What Is a Notice Filing?

A notice filing refers to any informational documents that an investment advisor registered with the Securities Exchange Commission may be required to submit to state securities authorities. Notice filing requirements kick in when an SEC-registered investment advisor offers services to state-based clients, like state pension funds, or other entities.

Notice filings must always include copies of ADV forms, which are documents detailing an advisory firm's investment style, assets under management (AUM), and key officers. These filing measures protect consumers, by affording them accurate and transparent views of the advisors they may consider trusting to manage their investment assets.

Key Takeaways

  • A notice filing refers to a document that SEC-registered advisors must file with state securities authorities.
  • Notice filings always entail ADV forms, which outline an advisory firm's investment style, key personnel, and assets under management.
  • Notice filings aim to make state securities oversight resemble federal securities reporting activities.
  • The chief goal with filing notices is to create better-informed consumers and decrease securities fraud.

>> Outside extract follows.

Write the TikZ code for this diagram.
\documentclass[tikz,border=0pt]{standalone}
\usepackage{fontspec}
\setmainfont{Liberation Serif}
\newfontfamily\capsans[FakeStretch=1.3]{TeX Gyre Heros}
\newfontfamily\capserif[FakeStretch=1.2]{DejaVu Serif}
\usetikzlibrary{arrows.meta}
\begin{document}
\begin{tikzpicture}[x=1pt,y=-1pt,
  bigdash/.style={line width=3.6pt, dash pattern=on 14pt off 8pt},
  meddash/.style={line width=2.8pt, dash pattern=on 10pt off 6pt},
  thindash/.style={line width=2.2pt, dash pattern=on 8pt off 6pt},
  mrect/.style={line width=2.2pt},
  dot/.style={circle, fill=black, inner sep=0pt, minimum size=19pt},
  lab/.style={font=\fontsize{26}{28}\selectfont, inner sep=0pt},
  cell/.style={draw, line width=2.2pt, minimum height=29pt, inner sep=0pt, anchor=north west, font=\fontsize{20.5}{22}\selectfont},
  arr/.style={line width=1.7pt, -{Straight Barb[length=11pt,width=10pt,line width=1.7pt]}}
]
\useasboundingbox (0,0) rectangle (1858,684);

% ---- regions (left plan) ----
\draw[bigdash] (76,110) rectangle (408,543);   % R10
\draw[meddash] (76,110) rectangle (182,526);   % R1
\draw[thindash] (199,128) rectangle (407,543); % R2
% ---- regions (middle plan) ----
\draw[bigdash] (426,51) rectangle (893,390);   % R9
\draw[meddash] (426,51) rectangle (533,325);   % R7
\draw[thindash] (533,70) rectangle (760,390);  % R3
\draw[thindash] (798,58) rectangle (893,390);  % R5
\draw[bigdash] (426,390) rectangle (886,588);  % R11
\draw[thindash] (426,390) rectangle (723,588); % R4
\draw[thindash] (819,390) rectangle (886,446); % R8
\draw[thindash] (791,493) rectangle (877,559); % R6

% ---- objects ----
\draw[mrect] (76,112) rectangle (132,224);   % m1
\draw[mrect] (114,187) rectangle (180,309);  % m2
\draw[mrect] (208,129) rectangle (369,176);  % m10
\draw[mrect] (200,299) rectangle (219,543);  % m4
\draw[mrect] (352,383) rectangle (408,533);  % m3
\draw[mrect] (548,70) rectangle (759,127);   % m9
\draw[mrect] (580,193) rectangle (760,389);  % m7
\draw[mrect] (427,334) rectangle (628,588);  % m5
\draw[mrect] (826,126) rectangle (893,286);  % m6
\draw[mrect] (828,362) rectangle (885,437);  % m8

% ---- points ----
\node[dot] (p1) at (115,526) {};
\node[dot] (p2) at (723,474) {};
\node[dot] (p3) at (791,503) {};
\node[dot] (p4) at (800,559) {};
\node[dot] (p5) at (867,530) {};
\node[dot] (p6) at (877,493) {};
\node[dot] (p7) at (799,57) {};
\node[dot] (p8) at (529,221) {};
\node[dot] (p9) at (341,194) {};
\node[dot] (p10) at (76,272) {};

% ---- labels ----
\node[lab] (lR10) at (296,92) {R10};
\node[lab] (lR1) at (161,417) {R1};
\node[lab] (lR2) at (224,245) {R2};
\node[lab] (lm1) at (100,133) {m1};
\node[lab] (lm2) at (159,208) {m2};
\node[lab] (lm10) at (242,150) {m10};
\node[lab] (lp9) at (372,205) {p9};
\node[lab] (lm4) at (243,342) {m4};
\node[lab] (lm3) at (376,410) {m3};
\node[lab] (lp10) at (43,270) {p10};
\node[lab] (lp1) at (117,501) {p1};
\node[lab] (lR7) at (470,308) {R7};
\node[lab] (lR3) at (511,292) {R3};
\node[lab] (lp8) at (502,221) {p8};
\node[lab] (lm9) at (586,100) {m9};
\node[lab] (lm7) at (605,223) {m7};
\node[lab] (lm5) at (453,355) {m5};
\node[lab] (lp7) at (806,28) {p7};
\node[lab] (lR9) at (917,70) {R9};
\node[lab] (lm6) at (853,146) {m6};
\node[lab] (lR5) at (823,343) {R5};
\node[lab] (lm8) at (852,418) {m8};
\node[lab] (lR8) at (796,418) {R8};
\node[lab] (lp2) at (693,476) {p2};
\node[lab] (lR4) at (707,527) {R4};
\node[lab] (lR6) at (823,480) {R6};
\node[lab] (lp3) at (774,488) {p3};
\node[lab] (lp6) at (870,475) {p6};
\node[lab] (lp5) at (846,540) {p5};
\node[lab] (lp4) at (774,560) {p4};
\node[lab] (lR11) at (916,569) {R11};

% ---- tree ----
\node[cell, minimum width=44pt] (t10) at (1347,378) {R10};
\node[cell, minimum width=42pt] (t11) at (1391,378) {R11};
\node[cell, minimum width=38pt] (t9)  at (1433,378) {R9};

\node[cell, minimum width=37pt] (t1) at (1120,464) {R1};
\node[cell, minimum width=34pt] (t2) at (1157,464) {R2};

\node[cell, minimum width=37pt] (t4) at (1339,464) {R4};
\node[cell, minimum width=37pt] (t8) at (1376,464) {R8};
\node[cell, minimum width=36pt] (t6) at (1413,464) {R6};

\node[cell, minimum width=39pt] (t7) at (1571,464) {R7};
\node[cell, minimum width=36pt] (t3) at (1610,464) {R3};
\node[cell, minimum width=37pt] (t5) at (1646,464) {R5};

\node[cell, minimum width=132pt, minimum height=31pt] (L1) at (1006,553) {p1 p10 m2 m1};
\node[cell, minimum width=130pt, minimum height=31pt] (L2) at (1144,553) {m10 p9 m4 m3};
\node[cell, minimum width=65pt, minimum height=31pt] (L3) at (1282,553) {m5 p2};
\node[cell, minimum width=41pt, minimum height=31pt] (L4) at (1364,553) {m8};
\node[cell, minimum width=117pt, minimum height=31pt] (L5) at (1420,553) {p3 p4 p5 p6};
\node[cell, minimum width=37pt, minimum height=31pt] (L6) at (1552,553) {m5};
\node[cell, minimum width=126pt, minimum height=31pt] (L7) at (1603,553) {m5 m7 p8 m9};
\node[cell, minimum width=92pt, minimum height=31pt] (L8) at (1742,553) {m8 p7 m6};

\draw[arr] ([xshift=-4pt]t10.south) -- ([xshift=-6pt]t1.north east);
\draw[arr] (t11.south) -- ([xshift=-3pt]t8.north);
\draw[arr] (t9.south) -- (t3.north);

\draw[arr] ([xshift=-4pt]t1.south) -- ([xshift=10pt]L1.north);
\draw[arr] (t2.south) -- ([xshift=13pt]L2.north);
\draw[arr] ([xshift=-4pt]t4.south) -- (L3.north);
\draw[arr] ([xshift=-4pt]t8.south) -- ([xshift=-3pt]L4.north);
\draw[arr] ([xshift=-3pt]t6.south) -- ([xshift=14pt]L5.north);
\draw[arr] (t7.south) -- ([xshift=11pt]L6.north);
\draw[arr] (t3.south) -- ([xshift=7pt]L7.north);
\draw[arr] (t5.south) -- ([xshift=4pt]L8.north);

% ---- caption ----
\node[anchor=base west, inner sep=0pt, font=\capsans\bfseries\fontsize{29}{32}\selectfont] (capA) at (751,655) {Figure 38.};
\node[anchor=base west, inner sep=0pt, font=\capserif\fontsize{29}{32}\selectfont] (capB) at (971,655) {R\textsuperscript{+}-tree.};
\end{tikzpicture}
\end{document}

Understanding Notice Filing

Notice filings experienced an uptick in frequency, following Congress' passage of the National Securities Markets Improvements Act of 1996 (NSMIA). This legislation, which was created as part of an effort to amend the Investment Company Act of 1940 and the Investment Advisers Act of 1940, dramatically altered the relative roles of state and federal government in regulating investment advisors and broker-dealers.

In creating this new framework, Congress required states to conform their record-keeping and financial regulation requirements, so that they more closely resemble federal record-keeping requirements. Simply put: NSMIA aims to unify state and federal securities regulation functions.

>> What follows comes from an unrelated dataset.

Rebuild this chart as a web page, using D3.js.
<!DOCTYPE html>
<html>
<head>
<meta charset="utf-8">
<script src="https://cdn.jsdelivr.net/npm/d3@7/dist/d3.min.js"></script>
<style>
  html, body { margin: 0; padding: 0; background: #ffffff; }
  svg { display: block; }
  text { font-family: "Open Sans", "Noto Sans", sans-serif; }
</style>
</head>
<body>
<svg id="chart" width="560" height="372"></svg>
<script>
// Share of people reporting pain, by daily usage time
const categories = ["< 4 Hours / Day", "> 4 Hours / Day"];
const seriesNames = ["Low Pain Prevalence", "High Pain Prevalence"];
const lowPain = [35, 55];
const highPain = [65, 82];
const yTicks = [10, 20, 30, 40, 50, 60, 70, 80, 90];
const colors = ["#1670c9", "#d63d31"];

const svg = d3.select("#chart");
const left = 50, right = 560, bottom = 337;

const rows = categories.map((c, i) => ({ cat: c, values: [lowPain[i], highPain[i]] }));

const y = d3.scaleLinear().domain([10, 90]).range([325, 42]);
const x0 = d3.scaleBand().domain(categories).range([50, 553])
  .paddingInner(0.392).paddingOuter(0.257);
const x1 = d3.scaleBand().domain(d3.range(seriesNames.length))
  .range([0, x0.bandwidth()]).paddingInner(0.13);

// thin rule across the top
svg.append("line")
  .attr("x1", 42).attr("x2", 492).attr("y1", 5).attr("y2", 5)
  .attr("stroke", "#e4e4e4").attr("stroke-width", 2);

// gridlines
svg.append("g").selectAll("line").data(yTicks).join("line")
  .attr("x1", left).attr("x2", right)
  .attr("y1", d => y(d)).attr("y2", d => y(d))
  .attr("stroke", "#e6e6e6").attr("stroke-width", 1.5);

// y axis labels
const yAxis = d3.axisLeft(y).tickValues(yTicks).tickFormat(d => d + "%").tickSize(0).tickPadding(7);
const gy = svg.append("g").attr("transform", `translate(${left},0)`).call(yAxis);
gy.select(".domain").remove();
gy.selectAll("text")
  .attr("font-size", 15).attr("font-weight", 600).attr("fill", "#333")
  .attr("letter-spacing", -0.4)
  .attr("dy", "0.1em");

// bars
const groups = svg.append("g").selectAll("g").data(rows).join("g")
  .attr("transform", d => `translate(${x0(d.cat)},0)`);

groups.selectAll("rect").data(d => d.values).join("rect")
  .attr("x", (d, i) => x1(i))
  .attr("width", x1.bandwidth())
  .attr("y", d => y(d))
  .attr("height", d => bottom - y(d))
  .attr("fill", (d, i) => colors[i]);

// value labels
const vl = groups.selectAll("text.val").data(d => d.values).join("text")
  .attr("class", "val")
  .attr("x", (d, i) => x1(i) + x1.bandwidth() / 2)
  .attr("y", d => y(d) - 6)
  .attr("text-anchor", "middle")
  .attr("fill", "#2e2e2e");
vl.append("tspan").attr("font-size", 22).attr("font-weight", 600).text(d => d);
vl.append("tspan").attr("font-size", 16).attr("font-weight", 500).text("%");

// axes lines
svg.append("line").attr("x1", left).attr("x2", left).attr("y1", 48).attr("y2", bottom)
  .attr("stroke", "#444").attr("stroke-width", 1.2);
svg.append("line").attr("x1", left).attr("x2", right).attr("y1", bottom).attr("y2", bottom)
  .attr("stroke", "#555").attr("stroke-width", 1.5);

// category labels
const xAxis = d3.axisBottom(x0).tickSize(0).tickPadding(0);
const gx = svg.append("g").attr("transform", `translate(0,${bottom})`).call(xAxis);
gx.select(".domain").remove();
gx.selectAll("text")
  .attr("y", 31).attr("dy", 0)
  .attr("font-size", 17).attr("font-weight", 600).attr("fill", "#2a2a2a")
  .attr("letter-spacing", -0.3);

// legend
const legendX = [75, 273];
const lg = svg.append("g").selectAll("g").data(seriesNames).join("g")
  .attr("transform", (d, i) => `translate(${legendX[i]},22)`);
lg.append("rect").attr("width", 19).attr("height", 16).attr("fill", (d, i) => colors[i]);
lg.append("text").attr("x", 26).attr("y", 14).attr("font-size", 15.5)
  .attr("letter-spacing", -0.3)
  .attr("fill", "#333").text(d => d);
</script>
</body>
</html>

Paradoxically, NSMIA simultaneously narrowed the scope of state securities regulation of certain securities knowns as "covered securities," which entail the following types of investments:

  • The underlying securities that mutual funds and other registered investment companies invest in.
  • Nationally traded securities, such as those listed on the New York Stock Exchange.
  • Securities that qualify to trade over Nasdaq.

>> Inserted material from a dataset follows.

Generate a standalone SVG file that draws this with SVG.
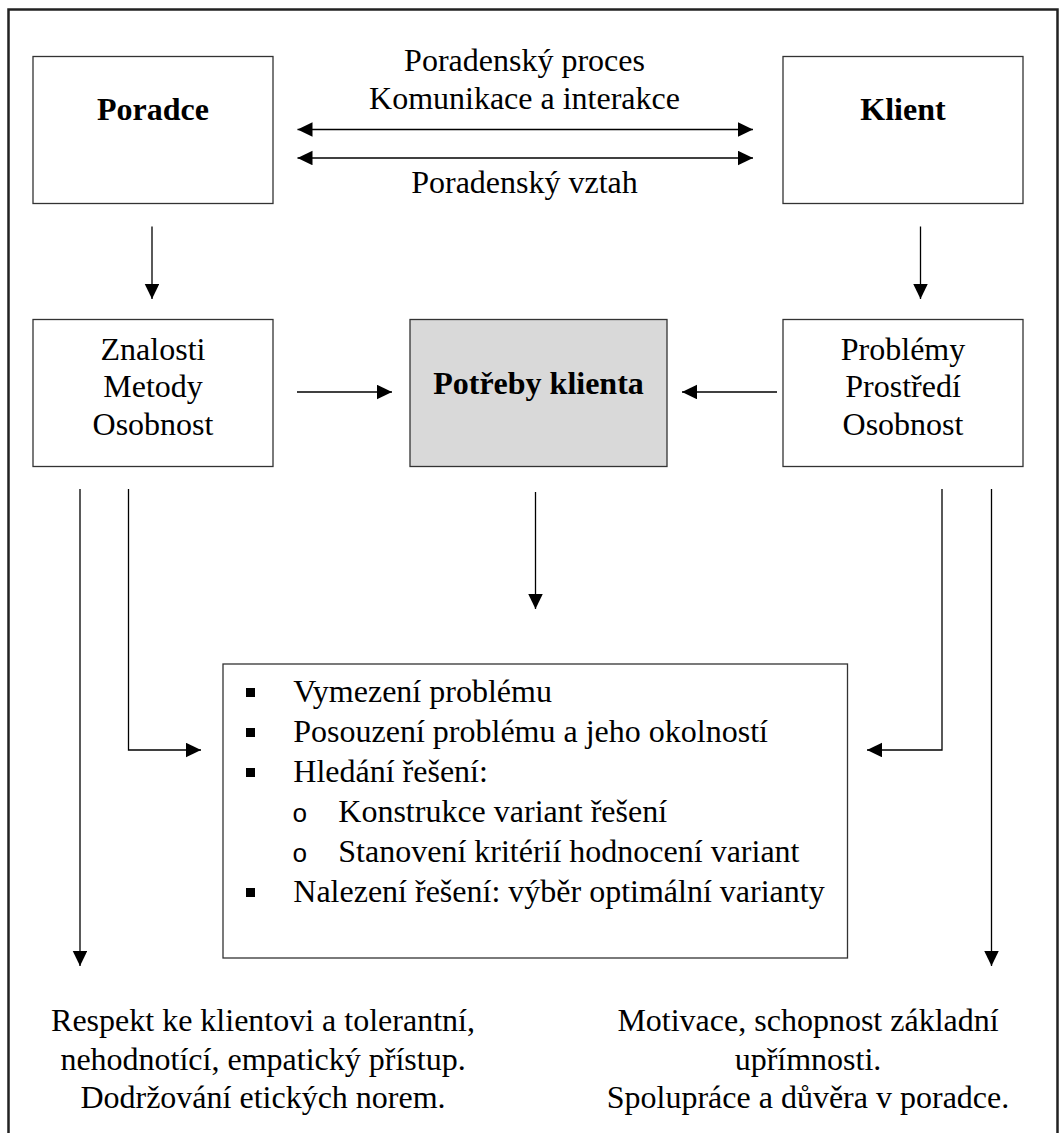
<svg xmlns="http://www.w3.org/2000/svg" width="1060" height="1133" viewBox="0 0 1060 1133">
<style>
.box{fill:#fff;stroke:#333;stroke-width:1.3}
.gray{fill:#d9d9d9}
.t{font-family:"Liberation Serif","Times New Roman",serif;font-size:32px;fill:#000}
.b{font-weight:bold}
.c{text-anchor:middle}
.conn{fill:none;stroke:#000;stroke-width:1.3}
.frame{fill:none;stroke:#222;stroke-width:2.5}
</style>
<defs>
<marker id="ah" markerUnits="userSpaceOnUse" markerWidth="16" markerHeight="15" refX="15" refY="7.25" orient="auto-start-reverse">
<path d="M0,0 L15,7.25 L0,14.5 z" fill="#000"/>
</marker>
</defs>
<rect width="1060" height="1133" fill="#fff"/>
<path class="frame" d="M8.5,1133 V9.5 H1057.5 V1133"/>

<g id="poradce">
<rect class="box" x="33" y="56.5" width="240" height="147"/>
<text class="t b c" x="153" y="120">Poradce</text>
</g>
<g id="klient">
<rect class="box" x="783" y="56.5" width="240" height="147"/>
<text class="t b c" x="903" y="120">Klient</text>
</g>
<g id="proces-labels">
<text class="t c" x="524.5" y="71">Poradenský proces</text>
<text class="t c" x="524.5" y="109">Komunikace a interakce</text>
<text class="t c" x="524.5" y="193">Poradenský vztah</text>
</g>
<g id="znalosti">
<rect class="box" x="33" y="319.5" width="240" height="147"/>
<text class="t c" x="153" y="359.5">Znalosti</text>
<text class="t c" x="153" y="397">Metody</text>
<text class="t c" x="153" y="434.5">Osobnost</text>
</g>
<g id="potreby">
<rect class="box gray" x="410" y="319.5" width="257" height="147"/>
<text class="t b c" x="538.5" y="394">Potřeby klienta</text>
</g>
<g id="problemy">
<rect class="box" x="783" y="319.5" width="240" height="147"/>
<text class="t c" x="903" y="359.5">Problémy</text>
<text class="t c" x="903" y="397">Prostředí</text>
<text class="t c" x="903" y="434.5">Osobnost</text>
</g>
<g id="postup">
<rect class="box" x="223" y="664" width="624.5" height="294"/>
<rect x="246" y="688" width="9" height="9" fill="#000"/>
<rect x="246" y="728" width="9" height="9" fill="#000"/>
<rect x="246" y="768" width="9" height="9" fill="#000"/>
<rect x="246" y="888" width="9" height="9" fill="#000"/>
<text class="t" x="293.3" y="702">Vymezení problému</text>
<text class="t" x="293.3" y="742">Posouzení problému a jeho okolností</text>
<text class="t" x="293.3" y="782">Hledání řešení:</text>
<text class="t" x="292" y="822" style="font-family:'Liberation Mono','Courier New',monospace;font-size:26px">o</text>
<text class="t" x="338.3" y="822">Konstrukce variant řešení</text>
<text class="t" x="292" y="862" style="font-family:'Liberation Mono','Courier New',monospace;font-size:26px">o</text>
<text class="t" x="338.3" y="862">Stanovení kritérií hodnocení variant</text>
<text class="t" x="293.3" y="902">Nalezení řešení: výběr optimální varianty</text>
</g>
<g id="poradce-postoj">
<text class="t c" x="263" y="1031">Respekt ke klientovi a tolerantní,</text>
<text class="t c" x="263" y="1069.5">nehodnotící, empatický přístup.</text>
<text class="t c" x="263" y="1108">Dodržování etických norem.</text>
</g>
<g id="klient-postoj">
<text class="t c" x="808" y="1031">Motivace, schopnost základní</text>
<text class="t c" x="808" y="1069.5">upřímnosti.</text>
<text class="t c" x="808" y="1108">Spolupráce a důvěra v poradce.</text>
</g>

<g id="connectors">
<path class="conn" d="M297.5,129.5 H753" marker-start="url(#ah)" marker-end="url(#ah)"/>
<path class="conn" d="M297.5,158 H753" marker-start="url(#ah)" marker-end="url(#ah)"/>
<path class="conn" d="M152,226.5 V299" marker-end="url(#ah)"/>
<path class="conn" d="M920.5,226.5 V299" marker-end="url(#ah)"/>
<path class="conn" d="M297,392 H392" marker-end="url(#ah)"/>
<path class="conn" d="M777,392 H682" marker-end="url(#ah)"/>
<path class="conn" d="M535.5,492 V609" marker-end="url(#ah)"/>
<path class="conn" d="M80,489 V966" marker-end="url(#ah)"/>
<path class="conn" d="M128.5,489 V750 H201" marker-end="url(#ah)"/>
<path class="conn" d="M942,489 V750 H867" marker-end="url(#ah)"/>
<path class="conn" d="M991.5,489 V966" marker-end="url(#ah)"/>
</g>
</svg>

By checking the state-based securities officials, consumers can determine whether or not the investment advisors that they are contemplating hiring, are required to issue a notice filing.

Components Included With a Notice Filing

An ADV form specifies the investment style, assets under management, and key officers of an advisory firm. The ADV form has two main parts. The first component provides details about an advisor's education, business, and any punitive actions brought against them during the past ten years. The second component comprises the advisor’s service fees and investment strategies.

When vetting potential advisors, it's essential for consumers to analyze an advisor's ADV form before committing his or her assets.

Electronic Filing Requirements

All SEC-registered investment advisors are required to submit an initial electronic filing with the Investment Adviser Registration Depository (IARD), where they must divulge information about their respective regulatory status with state authorities, including noticing filings or state registrations currently in effect.

The fees that advisors must pay to register with IARD depend on the volume of regulatory assets they have under management. Advisors can use the electronic filing of ADV forms to issue notice filings for additional states where they do business, and each state may charge its own set of fees for each individual notice filing.